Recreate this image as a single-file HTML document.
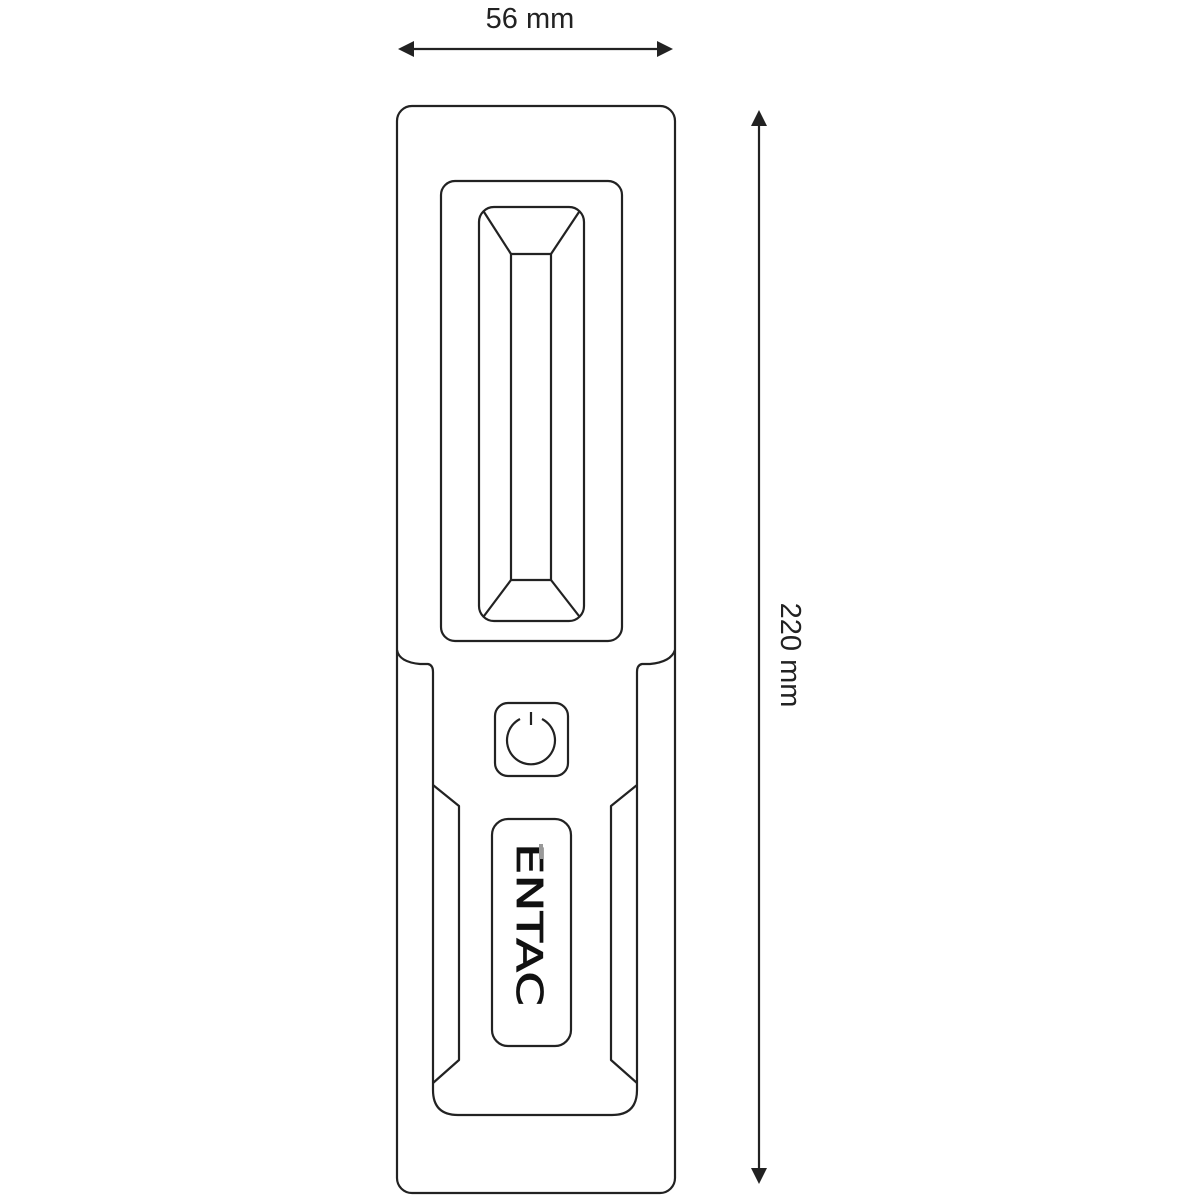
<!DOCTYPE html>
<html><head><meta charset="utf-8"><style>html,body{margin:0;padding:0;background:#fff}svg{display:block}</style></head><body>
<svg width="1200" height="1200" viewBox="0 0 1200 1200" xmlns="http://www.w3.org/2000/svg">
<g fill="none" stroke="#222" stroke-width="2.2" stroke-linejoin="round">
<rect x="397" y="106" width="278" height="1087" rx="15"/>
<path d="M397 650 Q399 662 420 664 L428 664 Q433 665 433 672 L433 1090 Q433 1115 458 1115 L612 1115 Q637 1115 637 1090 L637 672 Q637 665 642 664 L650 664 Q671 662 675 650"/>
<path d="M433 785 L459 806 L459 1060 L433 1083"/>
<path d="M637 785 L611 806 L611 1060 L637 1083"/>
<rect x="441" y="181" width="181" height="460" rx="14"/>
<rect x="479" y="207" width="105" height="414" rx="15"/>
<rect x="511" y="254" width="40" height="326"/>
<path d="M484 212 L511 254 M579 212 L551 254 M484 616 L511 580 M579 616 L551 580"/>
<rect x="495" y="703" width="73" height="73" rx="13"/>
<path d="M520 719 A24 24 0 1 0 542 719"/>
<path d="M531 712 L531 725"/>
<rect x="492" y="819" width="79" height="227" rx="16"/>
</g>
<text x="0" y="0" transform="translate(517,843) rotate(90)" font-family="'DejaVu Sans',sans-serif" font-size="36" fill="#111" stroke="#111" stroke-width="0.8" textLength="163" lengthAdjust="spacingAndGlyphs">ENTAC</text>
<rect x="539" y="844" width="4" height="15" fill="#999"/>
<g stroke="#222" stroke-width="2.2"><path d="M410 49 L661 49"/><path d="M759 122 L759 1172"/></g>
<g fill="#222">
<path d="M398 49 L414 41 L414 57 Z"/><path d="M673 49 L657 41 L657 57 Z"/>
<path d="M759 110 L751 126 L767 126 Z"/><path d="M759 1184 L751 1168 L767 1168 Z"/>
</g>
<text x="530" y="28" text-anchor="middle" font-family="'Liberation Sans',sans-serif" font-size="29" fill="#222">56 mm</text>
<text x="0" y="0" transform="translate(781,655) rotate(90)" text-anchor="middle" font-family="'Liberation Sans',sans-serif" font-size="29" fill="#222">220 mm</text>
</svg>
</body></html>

* * *

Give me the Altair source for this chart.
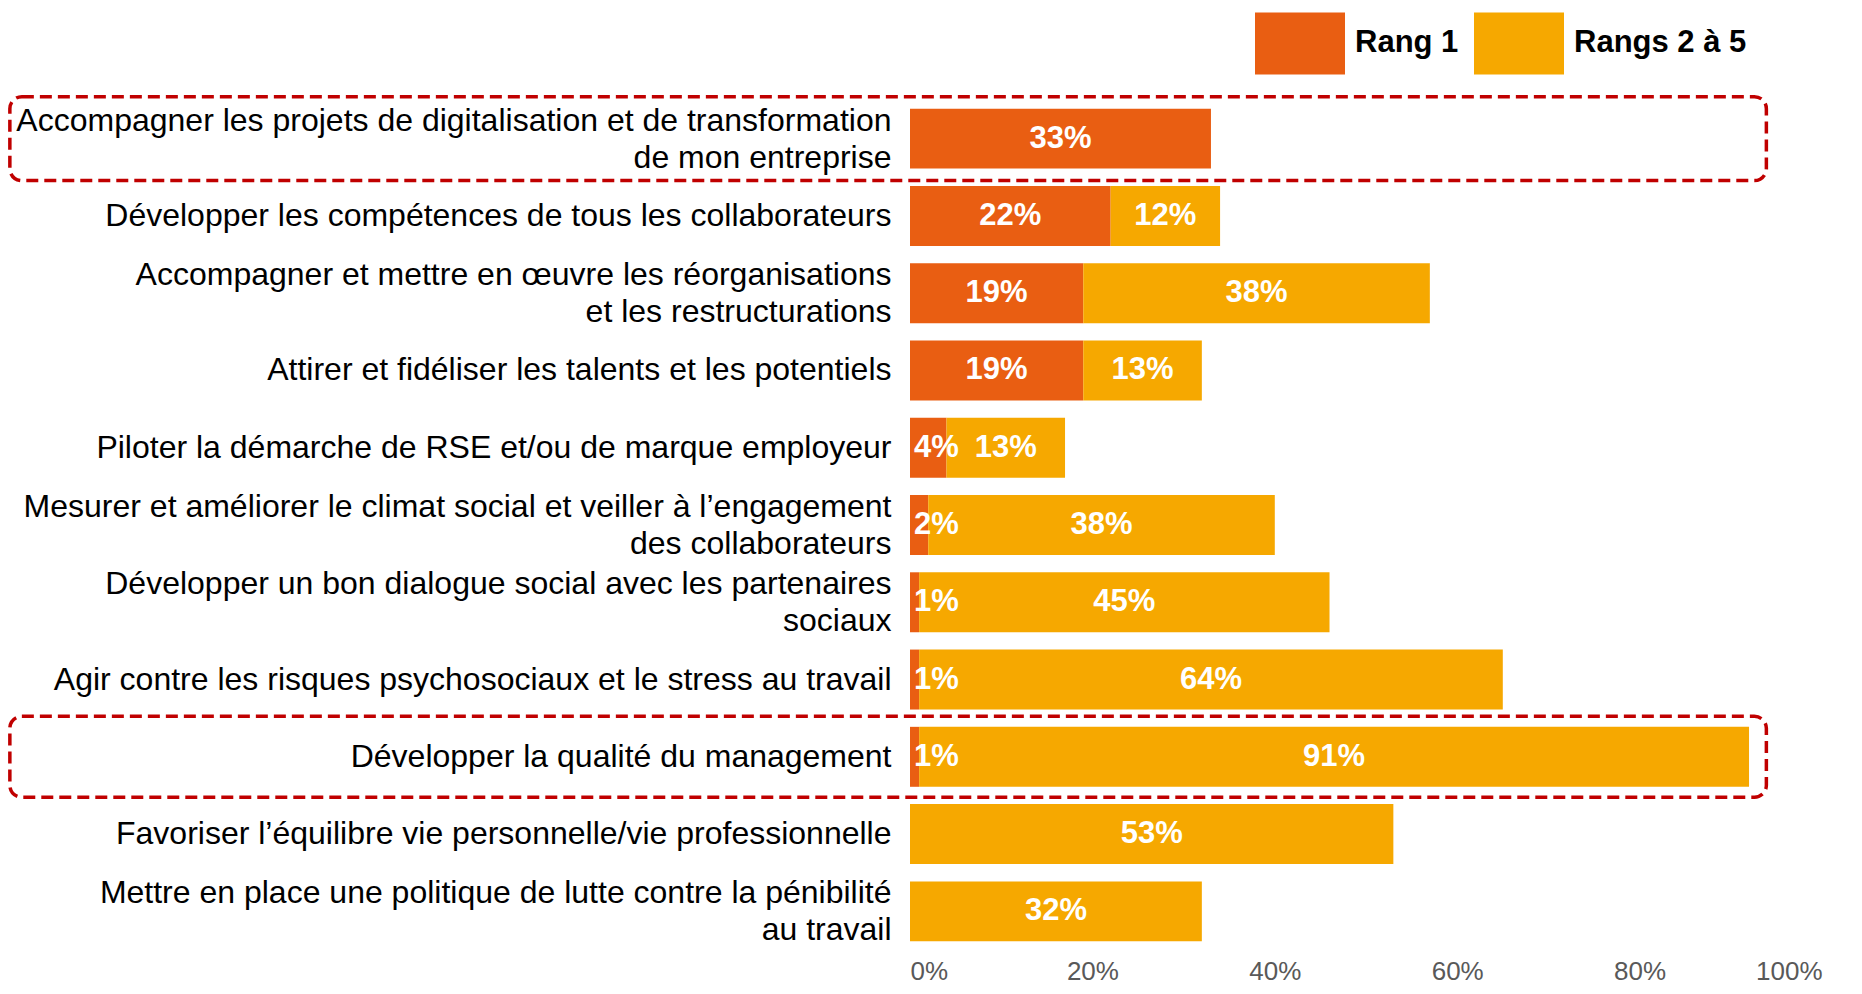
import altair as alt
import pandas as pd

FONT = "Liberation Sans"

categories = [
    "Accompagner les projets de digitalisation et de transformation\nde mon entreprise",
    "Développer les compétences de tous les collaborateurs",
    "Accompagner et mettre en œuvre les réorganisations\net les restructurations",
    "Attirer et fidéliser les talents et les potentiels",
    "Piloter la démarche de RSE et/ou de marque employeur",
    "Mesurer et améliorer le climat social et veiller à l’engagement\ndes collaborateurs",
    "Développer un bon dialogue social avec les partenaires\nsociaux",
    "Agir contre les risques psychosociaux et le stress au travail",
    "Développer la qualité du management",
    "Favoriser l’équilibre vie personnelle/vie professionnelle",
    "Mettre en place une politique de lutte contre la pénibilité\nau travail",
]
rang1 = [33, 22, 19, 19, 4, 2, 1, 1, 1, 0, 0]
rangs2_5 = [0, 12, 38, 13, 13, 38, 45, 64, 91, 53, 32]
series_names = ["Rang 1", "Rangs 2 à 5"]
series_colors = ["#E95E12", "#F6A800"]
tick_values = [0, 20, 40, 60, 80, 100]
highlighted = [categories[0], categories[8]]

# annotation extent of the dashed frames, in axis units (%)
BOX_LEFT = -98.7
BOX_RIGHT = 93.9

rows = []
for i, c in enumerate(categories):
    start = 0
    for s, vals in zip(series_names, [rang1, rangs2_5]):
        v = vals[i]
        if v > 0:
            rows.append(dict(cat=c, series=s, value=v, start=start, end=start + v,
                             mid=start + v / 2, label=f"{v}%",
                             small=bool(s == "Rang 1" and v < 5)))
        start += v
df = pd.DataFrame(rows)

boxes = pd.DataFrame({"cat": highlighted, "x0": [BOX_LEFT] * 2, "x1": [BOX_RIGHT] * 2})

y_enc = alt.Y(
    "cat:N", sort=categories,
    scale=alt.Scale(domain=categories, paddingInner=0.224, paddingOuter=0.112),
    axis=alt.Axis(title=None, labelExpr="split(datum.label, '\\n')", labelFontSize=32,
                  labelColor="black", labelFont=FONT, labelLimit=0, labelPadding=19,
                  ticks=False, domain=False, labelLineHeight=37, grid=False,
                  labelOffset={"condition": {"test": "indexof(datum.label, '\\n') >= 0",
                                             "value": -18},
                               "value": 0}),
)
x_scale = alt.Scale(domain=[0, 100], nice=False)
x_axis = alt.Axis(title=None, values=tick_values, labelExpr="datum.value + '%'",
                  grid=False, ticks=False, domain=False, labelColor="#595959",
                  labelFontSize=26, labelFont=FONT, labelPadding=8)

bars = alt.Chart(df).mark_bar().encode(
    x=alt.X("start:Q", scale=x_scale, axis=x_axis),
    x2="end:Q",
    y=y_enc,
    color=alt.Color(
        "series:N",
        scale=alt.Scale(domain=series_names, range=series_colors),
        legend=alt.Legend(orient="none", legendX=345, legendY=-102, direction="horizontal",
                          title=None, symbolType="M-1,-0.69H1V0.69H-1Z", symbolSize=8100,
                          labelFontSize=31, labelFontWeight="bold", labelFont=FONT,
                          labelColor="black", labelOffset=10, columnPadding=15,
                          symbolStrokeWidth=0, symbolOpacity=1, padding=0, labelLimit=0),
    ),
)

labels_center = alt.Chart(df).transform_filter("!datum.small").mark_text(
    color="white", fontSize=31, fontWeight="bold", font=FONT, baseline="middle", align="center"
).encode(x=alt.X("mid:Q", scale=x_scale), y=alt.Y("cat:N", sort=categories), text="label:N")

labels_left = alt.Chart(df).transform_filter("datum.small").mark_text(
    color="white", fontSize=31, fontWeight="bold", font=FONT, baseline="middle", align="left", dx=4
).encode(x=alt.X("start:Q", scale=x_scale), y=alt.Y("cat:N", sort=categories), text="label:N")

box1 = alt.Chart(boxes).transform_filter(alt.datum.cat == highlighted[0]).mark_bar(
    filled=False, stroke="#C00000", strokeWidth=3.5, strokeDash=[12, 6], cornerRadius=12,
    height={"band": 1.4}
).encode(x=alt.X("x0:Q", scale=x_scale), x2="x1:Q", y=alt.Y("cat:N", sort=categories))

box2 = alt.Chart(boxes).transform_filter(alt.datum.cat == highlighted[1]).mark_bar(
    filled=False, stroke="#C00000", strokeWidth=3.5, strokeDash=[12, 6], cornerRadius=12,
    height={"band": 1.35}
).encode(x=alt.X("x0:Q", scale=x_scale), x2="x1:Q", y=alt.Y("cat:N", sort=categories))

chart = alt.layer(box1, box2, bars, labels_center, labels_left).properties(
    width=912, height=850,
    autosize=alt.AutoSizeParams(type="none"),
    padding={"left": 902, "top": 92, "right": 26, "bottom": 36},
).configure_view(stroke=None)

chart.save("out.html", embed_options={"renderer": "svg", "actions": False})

==

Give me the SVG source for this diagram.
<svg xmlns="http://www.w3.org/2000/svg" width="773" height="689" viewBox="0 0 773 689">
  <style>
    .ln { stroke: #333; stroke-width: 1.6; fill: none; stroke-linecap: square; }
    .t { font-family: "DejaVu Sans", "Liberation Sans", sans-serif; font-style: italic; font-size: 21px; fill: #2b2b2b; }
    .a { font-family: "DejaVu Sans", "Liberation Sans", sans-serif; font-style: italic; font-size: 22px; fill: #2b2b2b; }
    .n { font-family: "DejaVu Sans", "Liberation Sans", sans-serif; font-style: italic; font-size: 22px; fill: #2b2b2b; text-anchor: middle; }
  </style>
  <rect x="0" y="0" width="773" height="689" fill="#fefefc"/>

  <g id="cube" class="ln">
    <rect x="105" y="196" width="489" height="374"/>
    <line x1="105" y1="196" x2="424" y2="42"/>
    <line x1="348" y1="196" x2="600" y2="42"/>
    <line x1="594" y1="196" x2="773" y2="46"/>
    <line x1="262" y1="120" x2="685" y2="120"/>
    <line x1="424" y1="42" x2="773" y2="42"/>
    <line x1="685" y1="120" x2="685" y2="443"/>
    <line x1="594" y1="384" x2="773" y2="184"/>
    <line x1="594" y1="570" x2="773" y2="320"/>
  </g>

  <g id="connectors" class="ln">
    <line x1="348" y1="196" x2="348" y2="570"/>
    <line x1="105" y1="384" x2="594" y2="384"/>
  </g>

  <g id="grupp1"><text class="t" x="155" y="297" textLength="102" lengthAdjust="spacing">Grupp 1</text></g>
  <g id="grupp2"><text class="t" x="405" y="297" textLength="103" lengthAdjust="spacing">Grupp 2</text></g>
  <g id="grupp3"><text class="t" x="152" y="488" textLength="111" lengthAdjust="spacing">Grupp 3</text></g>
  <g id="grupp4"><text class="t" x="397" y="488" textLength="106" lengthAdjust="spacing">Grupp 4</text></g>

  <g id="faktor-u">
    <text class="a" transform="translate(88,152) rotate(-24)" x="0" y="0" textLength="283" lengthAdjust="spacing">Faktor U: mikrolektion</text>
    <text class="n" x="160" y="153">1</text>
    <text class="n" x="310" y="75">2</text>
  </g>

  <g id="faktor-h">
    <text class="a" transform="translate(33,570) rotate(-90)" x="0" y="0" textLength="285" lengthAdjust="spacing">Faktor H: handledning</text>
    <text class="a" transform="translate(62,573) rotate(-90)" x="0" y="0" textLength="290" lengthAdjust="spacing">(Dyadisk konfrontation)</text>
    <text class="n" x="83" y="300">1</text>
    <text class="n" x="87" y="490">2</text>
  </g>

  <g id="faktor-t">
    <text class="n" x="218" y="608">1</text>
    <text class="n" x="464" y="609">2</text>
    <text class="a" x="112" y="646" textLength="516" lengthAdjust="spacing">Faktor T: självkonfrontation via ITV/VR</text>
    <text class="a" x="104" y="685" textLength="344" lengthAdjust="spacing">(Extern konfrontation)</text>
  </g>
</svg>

**Task statement**
Restate word for word the part that opens with the line containing "Give me the Altair source for this chart." and closes with the line containing "BOX_RIGHT = 93.9", both ends included, and nothing else. Omit any images.

**Answer to the exercise**
Give me the Altair source for this chart.
import altair as alt
import pandas as pd

FONT = "Liberation Sans"

categories = [
    "Accompagner les projets de digitalisation et de transformation\nde mon entreprise",
    "Développer les compétences de tous les collaborateurs",
    "Accompagner et mettre en œuvre les réorganisations\net les restructurations",
    "Attirer et fidéliser les talents et les potentiels",
    "Piloter la démarche de RSE et/ou de marque employeur",
    "Mesurer et améliorer le climat social et veiller à l’engagement\ndes collaborateurs",
    "Développer un bon dialogue social avec les partenaires\nsociaux",
    "Agir contre les risques psychosociaux et le stress au travail",
    "Développer la qualité du management",
    "Favoriser l’équilibre vie personnelle/vie professionnelle",
    "Mettre en place une politique de lutte contre la pénibilité\nau travail",
]
rang1 = [33, 22, 19, 19, 4, 2, 1, 1, 1, 0, 0]
rangs2_5 = [0, 12, 38, 13, 13, 38, 45, 64, 91, 53, 32]
series_names = ["Rang 1", "Rangs 2 à 5"]
series_colors = ["#E95E12", "#F6A800"]
tick_values = [0, 20, 40, 60, 80, 100]
highlighted = [categories[0], categories[8]]

# annotation extent of the dashed frames, in axis units (%)
BOX_LEFT = -98.7
BOX_RIGHT = 93.9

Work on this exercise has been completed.